Democratic presidential hopeful U.S. Senator from Minnesota Amy Klobuchar speaks during the first Democratic primary debate of the 2020 presidential campaign at the Adrienne Arsht Center for the Performing Arts in Miami, June 26, 2019.

Amy Klobuchar
“I would make sure that if there is any possibility of conflict — and we’re having this debate in Congress right now — that he comes to Congress for an authorization of military force. I would do that. And this president is literally, every single day, 10 minutes away from going to war, one tweet away from going to war, and I don’t think we should conduct foreign policy in our bathrobe at five in the morning, which is what he does.”

Democratic presidential hopeful Beto O'Rourke, a former U.S. Representative for Texas' 16th congressional district, participates in the first Democratic primary debate of the 2020 presidential campaign in Miami, June 26, 2019.

Beto O’Rourke
“We would not detain any family fleeing violence, in fact fleeing the deadliest countries on the face of the planet today. We would implement a family case management program so they can be cared for in the community at a fraction of the cost. And then we would rewrite our immigration laws in our own image. Free Dreamers forever from any fear of deportation by making them U.S. citizens here in this country. Invest in solutions in Central America, work with regional stakeholders so there’s no reason to make that 2,000 mile journey to this country.”

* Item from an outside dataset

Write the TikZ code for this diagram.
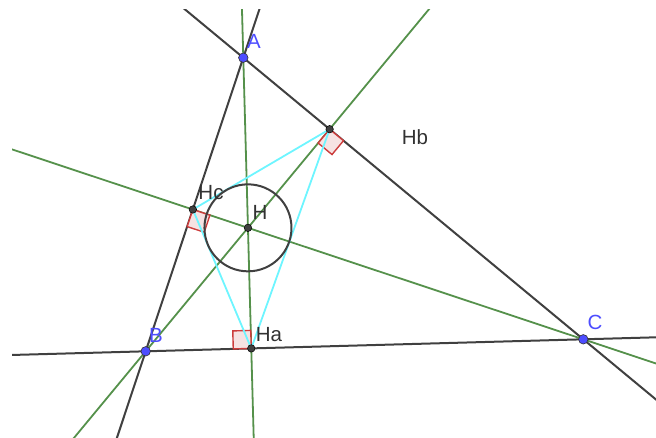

Democratic presidential hopeful U.S. Representative from Ohio Tim Ryan speaks during the first Democratic primary debate of the 2020 presidential campaign at the Adrienne Arsht Center for the Performing Arts in Miami, June 26, 2019.

Tim Ryan
“We have a perception problem with the Democratic Party. We are not connecting to the working class people in the very states that I represent in Ohio, in the industrial Midwest. We’ve lost all connection. We have got to change the center of gravity of the Democratic Party from being coastal and elitist and Ivy League, which is the perception, to somebody from the forgotten communities that have been left behind for the last 30 years, to get those workers back on our side so we can say we’re going to build electric vehicles, we’re going to build solar panels.”

Democratic presidential hopeful Massachusetts Senator Elizabeth Warren participates in the first Democratic primary debate of the 2020 presidential campaign at the Adrienne Arsht Center for the Performing Arts in Miami, June 26, 2019.

Elizabeth Warren
“I would make certain that every woman has access to the full range of reproductive health care services, and that includes birth control, it includes abortion, it includes everything for a woman. And I want to add on that. It’s not enough for us to expect the courts to protect us. Forty-seven years ago, Roe v. Wade was decided, and we’ve looked to the courts all that time as state after state has undermined Roe, has put in exceptions, has come right up to the edge of taking away protection. We have now an America where most people support Roe v. Wade. We need to make that federal law.”